USA Dominates Russia
One of the least-noticed facts about Russia by those who call themselves her “defenders” is that each year the USA and Russia produce virtually the same amount of crude oil. Russia generates an income stream in foreign currency from its production which America lacks only because the American economy, immeasurably more potent and powerful than Russia’s, uses all of the country’s supplies for manufacturing and more, making huge purchases on the international markerts, while Russia is able to use only a tiny fraction of the oil it produces in its anemic, pathetic neo-Soviet industrial base.
And that’s only the tip of the iceberg. Russia also manages the economic energy it does manage to generate far, far worse than America does, leading to anemic performance that bespeaks the total lack of credentials wielded by the clan of KGB spies that govern Russia.
No clearer illustration of this, for Russia, bitterly harsh reality could be offered than to compare America’s Exxon-Mobile with Russia’s Gazprom. Exxon posted a record profit of $45 billion in 2008. Its fourth-quarter results were down because of falling prices for crude oil, but just 33%, and it rose to the top of Fortune 500 for the year. And Gazprom? Russia’s entry in the competition, a monopoly run by the Russian government itself, saw its profts fall by a whopping, truly breathtaking 84% in the fourth quarter of last year. Its total profits for the year were less than $30 billion, one third less that of Exxon Mobile, a single private American firm, and well below the market’s expectations.

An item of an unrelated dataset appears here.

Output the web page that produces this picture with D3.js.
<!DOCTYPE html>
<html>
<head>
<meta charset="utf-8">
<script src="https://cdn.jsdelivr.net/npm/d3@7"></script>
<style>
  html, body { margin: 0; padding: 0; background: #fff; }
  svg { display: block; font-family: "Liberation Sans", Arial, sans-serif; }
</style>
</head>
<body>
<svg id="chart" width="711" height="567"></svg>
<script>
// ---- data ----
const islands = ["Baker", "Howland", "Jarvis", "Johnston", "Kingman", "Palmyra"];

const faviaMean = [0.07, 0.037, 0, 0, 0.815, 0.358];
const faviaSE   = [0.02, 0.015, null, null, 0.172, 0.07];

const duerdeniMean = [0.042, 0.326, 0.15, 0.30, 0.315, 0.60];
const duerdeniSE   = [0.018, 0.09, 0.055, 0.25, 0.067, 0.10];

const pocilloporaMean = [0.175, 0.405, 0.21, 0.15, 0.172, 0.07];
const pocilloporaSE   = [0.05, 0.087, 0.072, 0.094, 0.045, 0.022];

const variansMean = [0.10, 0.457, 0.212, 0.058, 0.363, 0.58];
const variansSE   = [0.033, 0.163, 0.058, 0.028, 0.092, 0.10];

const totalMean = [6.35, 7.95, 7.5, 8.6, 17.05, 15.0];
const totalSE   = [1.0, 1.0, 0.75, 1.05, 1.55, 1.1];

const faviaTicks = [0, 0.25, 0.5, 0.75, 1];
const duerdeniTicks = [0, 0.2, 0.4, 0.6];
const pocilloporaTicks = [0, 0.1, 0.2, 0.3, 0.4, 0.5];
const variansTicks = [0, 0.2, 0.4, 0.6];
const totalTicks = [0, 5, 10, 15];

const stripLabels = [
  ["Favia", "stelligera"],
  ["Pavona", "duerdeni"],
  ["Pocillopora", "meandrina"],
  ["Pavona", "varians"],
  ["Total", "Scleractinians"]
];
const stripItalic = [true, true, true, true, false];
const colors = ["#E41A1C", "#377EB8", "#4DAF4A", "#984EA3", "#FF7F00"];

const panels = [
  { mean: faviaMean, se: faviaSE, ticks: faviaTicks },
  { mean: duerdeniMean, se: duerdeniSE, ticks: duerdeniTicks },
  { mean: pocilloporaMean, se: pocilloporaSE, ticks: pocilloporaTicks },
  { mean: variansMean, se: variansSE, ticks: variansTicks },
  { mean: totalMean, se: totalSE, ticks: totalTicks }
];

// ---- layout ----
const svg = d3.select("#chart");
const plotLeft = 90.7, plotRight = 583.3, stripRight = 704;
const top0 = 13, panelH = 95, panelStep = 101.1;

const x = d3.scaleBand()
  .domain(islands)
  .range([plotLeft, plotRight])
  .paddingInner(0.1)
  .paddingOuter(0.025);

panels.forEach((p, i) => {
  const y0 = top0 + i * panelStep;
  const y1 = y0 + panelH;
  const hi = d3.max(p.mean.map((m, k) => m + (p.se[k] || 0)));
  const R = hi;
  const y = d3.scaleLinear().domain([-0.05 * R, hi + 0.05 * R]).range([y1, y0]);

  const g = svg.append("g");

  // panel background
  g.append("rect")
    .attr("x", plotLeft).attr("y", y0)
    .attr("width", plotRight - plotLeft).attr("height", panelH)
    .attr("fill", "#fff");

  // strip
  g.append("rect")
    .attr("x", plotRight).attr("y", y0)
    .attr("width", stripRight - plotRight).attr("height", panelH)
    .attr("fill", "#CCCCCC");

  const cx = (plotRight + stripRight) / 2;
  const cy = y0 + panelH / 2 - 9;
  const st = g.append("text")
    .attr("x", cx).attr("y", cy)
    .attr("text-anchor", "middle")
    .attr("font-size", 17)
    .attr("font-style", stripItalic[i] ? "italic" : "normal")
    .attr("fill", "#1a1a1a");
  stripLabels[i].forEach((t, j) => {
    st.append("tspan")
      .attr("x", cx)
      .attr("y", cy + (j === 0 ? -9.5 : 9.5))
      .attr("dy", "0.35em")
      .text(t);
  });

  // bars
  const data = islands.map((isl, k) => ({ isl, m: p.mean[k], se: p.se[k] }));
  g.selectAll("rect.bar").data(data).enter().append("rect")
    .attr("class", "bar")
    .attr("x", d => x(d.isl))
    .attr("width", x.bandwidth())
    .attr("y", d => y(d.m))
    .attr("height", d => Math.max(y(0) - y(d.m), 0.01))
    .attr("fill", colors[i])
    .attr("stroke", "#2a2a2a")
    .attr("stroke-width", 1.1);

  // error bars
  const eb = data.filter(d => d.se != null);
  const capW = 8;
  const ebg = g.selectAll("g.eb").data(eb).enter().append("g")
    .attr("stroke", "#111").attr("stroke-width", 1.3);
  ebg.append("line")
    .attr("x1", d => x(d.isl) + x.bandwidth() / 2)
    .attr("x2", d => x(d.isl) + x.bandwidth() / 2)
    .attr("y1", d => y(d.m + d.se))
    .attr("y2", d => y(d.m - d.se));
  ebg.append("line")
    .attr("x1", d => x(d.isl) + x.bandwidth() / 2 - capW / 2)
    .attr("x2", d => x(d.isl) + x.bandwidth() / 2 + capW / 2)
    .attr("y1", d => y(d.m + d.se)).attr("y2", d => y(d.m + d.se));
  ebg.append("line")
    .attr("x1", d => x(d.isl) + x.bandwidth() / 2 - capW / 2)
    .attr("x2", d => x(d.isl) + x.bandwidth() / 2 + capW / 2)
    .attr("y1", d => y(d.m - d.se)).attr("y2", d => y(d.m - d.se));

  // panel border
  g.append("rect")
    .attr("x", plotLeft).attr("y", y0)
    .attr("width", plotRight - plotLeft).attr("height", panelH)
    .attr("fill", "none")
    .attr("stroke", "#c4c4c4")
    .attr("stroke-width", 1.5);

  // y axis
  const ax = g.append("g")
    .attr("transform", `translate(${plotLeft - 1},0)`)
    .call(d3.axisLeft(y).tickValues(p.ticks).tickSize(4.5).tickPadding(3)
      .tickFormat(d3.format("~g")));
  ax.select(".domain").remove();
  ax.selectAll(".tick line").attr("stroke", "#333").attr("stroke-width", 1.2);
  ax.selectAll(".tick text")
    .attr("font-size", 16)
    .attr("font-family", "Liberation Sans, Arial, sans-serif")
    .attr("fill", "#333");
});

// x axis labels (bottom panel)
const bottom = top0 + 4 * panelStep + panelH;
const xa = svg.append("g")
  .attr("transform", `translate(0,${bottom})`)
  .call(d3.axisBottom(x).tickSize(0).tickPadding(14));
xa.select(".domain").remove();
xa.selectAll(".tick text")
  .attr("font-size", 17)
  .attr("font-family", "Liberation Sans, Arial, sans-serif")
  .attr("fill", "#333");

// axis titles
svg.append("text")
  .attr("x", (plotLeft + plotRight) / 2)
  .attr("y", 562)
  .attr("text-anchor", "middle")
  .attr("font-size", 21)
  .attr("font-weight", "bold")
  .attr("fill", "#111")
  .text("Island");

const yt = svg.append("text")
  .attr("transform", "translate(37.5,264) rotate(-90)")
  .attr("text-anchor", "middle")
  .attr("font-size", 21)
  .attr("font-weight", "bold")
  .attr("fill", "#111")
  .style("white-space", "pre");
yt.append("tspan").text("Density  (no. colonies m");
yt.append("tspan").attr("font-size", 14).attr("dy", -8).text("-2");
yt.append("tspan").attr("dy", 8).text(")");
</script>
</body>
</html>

This pure domination continues in the wider economic picture.
The world learned last week, for instance, that Russia’s GDP shrank 9.5% in the first quarter of 2009, even more than the 7% that that the Kremlin had originally reported. Here again, Russia’s performance was one-third worse than America’s. The U.S. economy shrank just 6% in the first quarter. The World Bank puts the value of Russia’s GDP at $1.3 trillion. The U.S. GDP is ten times larger, at $13.8 trillion. The difference, of course, is expanding rapidly as the Russian economy contracts much more dramatically.

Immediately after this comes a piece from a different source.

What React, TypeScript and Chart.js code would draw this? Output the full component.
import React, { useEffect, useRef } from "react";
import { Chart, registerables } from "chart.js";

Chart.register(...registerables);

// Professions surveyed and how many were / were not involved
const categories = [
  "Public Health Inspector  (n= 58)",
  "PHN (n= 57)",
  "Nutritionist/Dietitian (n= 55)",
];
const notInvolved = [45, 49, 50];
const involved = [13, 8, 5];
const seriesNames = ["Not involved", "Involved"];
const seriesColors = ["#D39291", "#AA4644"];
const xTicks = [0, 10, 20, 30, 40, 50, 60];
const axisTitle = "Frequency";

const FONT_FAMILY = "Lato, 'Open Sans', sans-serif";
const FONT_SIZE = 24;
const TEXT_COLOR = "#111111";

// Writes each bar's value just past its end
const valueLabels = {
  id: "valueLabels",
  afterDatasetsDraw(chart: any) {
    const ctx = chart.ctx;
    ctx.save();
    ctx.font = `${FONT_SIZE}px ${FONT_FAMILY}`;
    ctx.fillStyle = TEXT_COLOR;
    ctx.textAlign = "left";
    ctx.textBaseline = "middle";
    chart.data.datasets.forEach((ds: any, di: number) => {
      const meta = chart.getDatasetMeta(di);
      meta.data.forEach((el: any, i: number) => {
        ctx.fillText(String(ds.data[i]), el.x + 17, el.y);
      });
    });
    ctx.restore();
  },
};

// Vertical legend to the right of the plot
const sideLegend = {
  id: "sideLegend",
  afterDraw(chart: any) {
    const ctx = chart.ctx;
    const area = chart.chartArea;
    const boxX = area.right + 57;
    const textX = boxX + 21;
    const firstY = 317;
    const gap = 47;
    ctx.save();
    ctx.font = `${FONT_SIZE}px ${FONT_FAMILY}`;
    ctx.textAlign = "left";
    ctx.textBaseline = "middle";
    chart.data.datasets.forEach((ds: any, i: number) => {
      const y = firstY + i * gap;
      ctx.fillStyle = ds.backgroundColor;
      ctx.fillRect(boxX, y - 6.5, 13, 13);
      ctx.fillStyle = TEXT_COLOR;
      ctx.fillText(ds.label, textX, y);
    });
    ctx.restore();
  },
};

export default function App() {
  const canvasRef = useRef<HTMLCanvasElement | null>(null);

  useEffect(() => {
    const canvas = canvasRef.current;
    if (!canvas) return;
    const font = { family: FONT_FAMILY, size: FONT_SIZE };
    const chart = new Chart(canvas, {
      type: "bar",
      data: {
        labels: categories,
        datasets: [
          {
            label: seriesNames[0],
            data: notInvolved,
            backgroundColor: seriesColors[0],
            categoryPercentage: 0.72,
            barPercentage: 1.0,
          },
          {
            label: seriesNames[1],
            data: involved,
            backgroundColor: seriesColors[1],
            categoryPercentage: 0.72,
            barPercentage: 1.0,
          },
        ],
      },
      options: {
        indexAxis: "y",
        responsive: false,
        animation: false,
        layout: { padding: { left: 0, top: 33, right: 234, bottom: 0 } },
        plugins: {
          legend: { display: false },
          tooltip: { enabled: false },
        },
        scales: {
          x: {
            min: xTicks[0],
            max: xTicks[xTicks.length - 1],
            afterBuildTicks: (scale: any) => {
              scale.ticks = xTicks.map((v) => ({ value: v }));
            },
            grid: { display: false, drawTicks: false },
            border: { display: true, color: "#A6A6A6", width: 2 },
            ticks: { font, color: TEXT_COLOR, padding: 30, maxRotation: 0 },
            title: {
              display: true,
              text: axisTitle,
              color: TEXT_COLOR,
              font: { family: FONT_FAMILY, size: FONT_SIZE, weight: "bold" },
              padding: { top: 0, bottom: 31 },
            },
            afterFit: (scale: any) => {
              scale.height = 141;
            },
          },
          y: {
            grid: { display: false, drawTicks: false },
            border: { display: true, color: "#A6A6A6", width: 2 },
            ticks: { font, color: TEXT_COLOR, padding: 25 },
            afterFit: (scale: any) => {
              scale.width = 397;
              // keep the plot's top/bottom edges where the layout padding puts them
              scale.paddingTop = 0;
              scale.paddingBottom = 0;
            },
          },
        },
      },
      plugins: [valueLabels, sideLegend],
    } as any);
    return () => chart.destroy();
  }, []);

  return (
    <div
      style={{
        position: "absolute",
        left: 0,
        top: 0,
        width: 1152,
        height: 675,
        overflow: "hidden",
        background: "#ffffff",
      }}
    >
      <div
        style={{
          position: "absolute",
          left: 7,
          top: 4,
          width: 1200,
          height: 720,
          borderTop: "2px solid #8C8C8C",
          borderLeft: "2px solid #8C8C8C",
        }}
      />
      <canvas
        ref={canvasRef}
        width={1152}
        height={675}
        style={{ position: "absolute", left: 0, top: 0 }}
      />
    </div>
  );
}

Russia has only five companies on the list of the world’s 500 largest, a pathetic 1% of the total that must be shocking for those who imagine Russia to be an economic titan and “energy superpower.” Not one of Russia’s companies has revenues in excess of $100 billion. America has 153 companies on the list, nearly one-third of the total, thirty times more than Russia. Fifteen of the American firms have revenues in excess of $100 billion. McKesson, the smallest of the 15, has significantly more revenues than Gazprom, which is the largest of Russia’s enterprises.
Russia has just 32 billionaires, none worth as much as $10 billion. America has twenty times that number, twenty of whom have more than $10 billion in net worth.

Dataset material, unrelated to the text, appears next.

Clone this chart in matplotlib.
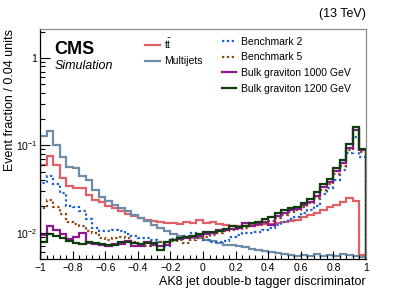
import numpy as np
import matplotlib
matplotlib.use("Agg")
import matplotlib.pyplot as plt
from matplotlib.ticker import FixedLocator, MultipleLocator, LogLocator, NullFormatter

plt.rcParams['font.family'] = ['Liberation Sans', 'DejaVu Sans']
plt.rcParams['mathtext.fontset'] = 'custom'
plt.rcParams['mathtext.rm'] = 'Liberation Sans'
plt.rcParams['mathtext.it'] = 'Liberation Sans:italic'

# 50 bins of width 0.04 between -1 and 1
bin_edges = np.linspace(-1, 1, 51)

ttbar = [0.0597, 0.0757, 0.0597, 0.0424, 0.0343, 0.0326, 0.0326, 0.0271, 0.0237, 0.0225,
         0.0203, 0.0192, 0.0177, 0.0164, 0.0156, 0.0148, 0.0140, 0.0136, 0.0133, 0.0129,
         0.0129, 0.0126, 0.0133, 0.0129, 0.0140, 0.0129, 0.0133, 0.0126, 0.0123, 0.0120,
         0.0120, 0.0120, 0.0123, 0.0123, 0.0126, 0.0126, 0.0129, 0.0133, 0.0136, 0.0140,
         0.0152, 0.0160, 0.0169, 0.0182, 0.0197, 0.0208, 0.0225, 0.0250, 0.0231, 0.0056]

multijets = [0.128, 0.146, 0.101, 0.0737, 0.0566, 0.0551, 0.0447, 0.0402, 0.0309, 0.0257,
             0.0231, 0.0208, 0.0192, 0.0177, 0.0160, 0.0148, 0.0136, 0.0123, 0.0114, 0.0105,
             0.0097, 0.0092, 0.0090, 0.0087, 0.0087, 0.0083, 0.0081, 0.0076, 0.0072, 0.0072,
             0.0071, 0.0069, 0.0065, 0.0064, 0.0062, 0.0060, 0.0059, 0.0057, 0.0056, 0.0054,
             0.0056, 0.0054, 0.0057, 0.0054, 0.0056, 0.0054, 0.0057, 0.0056, 0.0054, 0.0053]

bm2 = [0.0371, 0.0447, 0.0362, 0.0285, 0.0203, 0.0197, 0.0177, 0.0144, 0.0114, 0.0105,
       0.0105, 0.0108, 0.0105, 0.0097, 0.0092, 0.0087, 0.0087, 0.0083, 0.0078, 0.0071,
       0.0085, 0.0087, 0.0092, 0.0100, 0.0092, 0.0083, 0.0078, 0.0078, 0.0081, 0.0090,
       0.0094, 0.0100, 0.0100, 0.0102, 0.0108, 0.0114, 0.0123, 0.0133, 0.0144, 0.0152,
       0.0169, 0.0182, 0.0203, 0.0278, 0.0326, 0.0402, 0.0523, 0.0818, 0.1248, 0.0737]

bm5 = [0.0192, 0.0237, 0.0197, 0.0164, 0.0133, 0.0126, 0.0120, 0.0105, 0.0100, 0.0087,
       0.0083, 0.0087, 0.0090, 0.0087, 0.0078, 0.0072, 0.0071, 0.0072, 0.0078, 0.0076,
       0.0081, 0.0083, 0.0076, 0.0083, 0.0087, 0.0090, 0.0094, 0.0100, 0.0105, 0.0108,
       0.0111, 0.0114, 0.0120, 0.0123, 0.0129, 0.0136, 0.0148, 0.0160, 0.0173, 0.0182,
       0.0197, 0.0219, 0.0250, 0.0309, 0.0362, 0.0471, 0.0581, 0.0886, 0.150, 0.0840]

grav1000 = [0.0094, 0.0120, 0.0108, 0.0097, 0.0085, 0.0090, 0.0100, 0.0076, 0.0074, 0.0072,
            0.0071, 0.0074, 0.0074, 0.0081, 0.0071, 0.0071, 0.0078, 0.0072, 0.0071, 0.0072,
            0.0083, 0.0085, 0.0087, 0.0090, 0.0092, 0.0097, 0.0100, 0.0108, 0.0108, 0.0111,
            0.0114, 0.0129, 0.0120, 0.0126, 0.0133, 0.0123, 0.0156, 0.0169, 0.0182, 0.0187,
            0.0208, 0.0225, 0.0264, 0.0334, 0.0381, 0.0509, 0.0629, 0.0934, 0.150, 0.0886]

grav1200 = [0.0078, 0.0097, 0.0092, 0.0087, 0.0081, 0.0076, 0.0074, 0.0078, 0.0076, 0.0074,
            0.0072, 0.0072, 0.0078, 0.0078, 0.0076, 0.0074, 0.0076, 0.0076, 0.0064, 0.0078,
            0.0083, 0.0087, 0.0090, 0.0092, 0.0097, 0.0102, 0.0102, 0.0105, 0.0111, 0.0120,
            0.0116, 0.0120, 0.0129, 0.0133, 0.0144, 0.0152, 0.0169, 0.0182, 0.0192, 0.0197,
            0.0219, 0.0244, 0.0293, 0.0362, 0.0413, 0.0551, 0.0681, 0.1038, 0.1624, 0.0910]

x_ticks = [-1, -0.8, -0.6, -0.4, -0.2, 0, 0.2, 0.4, 0.6, 0.8, 1]
x_tick_labels = ['\u22121', '\u22120.8', '\u22120.6', '\u22120.4', '\u22120.2', '0',
                 '0.2', '0.4', '0.6', '0.8', '1']
y_ticks = [0.01, 0.1, 1]
y_tick_labels = ['$10^{-2}$', '$10^{-1}$', '1']

fig = plt.figure(figsize=(4.07, 2.92), dpi=100)
ax = fig.add_axes([40 / 407, 33 / 292, 326 / 407, 230 / 292])

lw = 1.6
ax.stairs(ttbar, bin_edges, color='#e06068', lw=lw, label=r'$\mathrm{t\bar{t}}$')
ax.stairs(multijets, bin_edges, color='#6f8ca6', lw=lw, label='Multijets')
ax.stairs(bm2, bin_edges, color='#1d5fcf', lw=lw, ls=(0, (1, 1.2)), label='Benchmark 2')
ax.stairs(bm5, bin_edges, color='#8a4a14', lw=lw, ls=(0, (1, 1.2)), label='Benchmark 5')
ax.stairs(grav1000, bin_edges, color='#8a1a8e', lw=lw, label='Bulk graviton 1000 GeV')
ax.stairs(grav1200, bin_edges, color='#0e3d0e', lw=lw, label='Bulk graviton 1200 GeV')

ax.set_yscale('log')
ax.set_xlim(-1, 1)
ax.set_ylim(0.005, 2.15)

ax.xaxis.set_major_locator(FixedLocator(x_ticks))
ax.set_xticks(x_ticks, x_tick_labels)
ax.xaxis.set_minor_locator(MultipleLocator(0.04))
ax.set_yticks(y_ticks, y_tick_labels)
ax.yaxis.set_minor_locator(LogLocator(base=10, subs=np.arange(2, 10)))
ax.yaxis.set_minor_formatter(NullFormatter())

ax.tick_params(axis='both', which='both', direction='in', labelsize=7.5, color='black')
ax.tick_params(axis='y', which='major', length=7, width=0.8, pad=2)
ax.tick_params(axis='y', which='minor', length=3.5, width=0.8)
ax.tick_params(axis='x', which='major', length=6, width=0.8, pad=3)
ax.tick_params(axis='x', which='minor', length=3, width=0.8)
ax.tick_params(top=False, right=False)

for side in ['top', 'right']:
    ax.spines[side].set_color('#8c8c8c')
for side in ax.spines:
    ax.spines[side].set_linewidth(0.9)

ax.set_xlabel('AK8 jet double-b tagger discriminator', fontsize=9, loc='right', labelpad=2)
fig.text(10 / 407, 1 - 29 / 292, 'Event fraction / 0.04 units', fontsize=9,
         rotation=90, ha='center', va='top')

ax.text(0.045, 0.95, 'CMS', transform=ax.transAxes, fontsize=13, fontweight='bold',
        va='top', ha='left')
ax.text(0.045, 0.865, 'Simulation', transform=ax.transAxes, fontsize=9, style='italic',
        va='top', ha='left')
fig.text(366 / 407, 1 - 14 / 292, '(13 TeV)', fontsize=9, ha='right', va='center')

handles, labels = ax.get_legend_handles_labels()
leg1 = ax.legend(handles[:2], labels[:2], loc='upper left', bbox_to_anchor=(0.31, 0.985),
                 frameon=False, fontsize=7.5, handlelength=1.4, handletextpad=0.4,
                 labelspacing=0.55, borderaxespad=0)
ax.add_artist(leg1)
ax.legend(handles[2:], labels[2:], loc='upper left', bbox_to_anchor=(0.545, 0.985),
          frameon=False, fontsize=7.5, handlelength=1.4, handletextpad=0.4,
          labelspacing=0.55, borderaxespad=0)

fig.savefig('out.png', dpi=100)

We could go on, and on. By any standard, America and Russia are in two entirely different universes of economic power, and that of course translates into wholly incomparable levels of military power and living standards. Americans are #30/191 nations when ranked for lifespan, Russians are a miserable #128/191.
Perhaps, as Russians have chosen to be governed by a proud KGB spy and to provoke a new cold war, they should reflect on these facts. But we doubt they will have the wisdom to do so.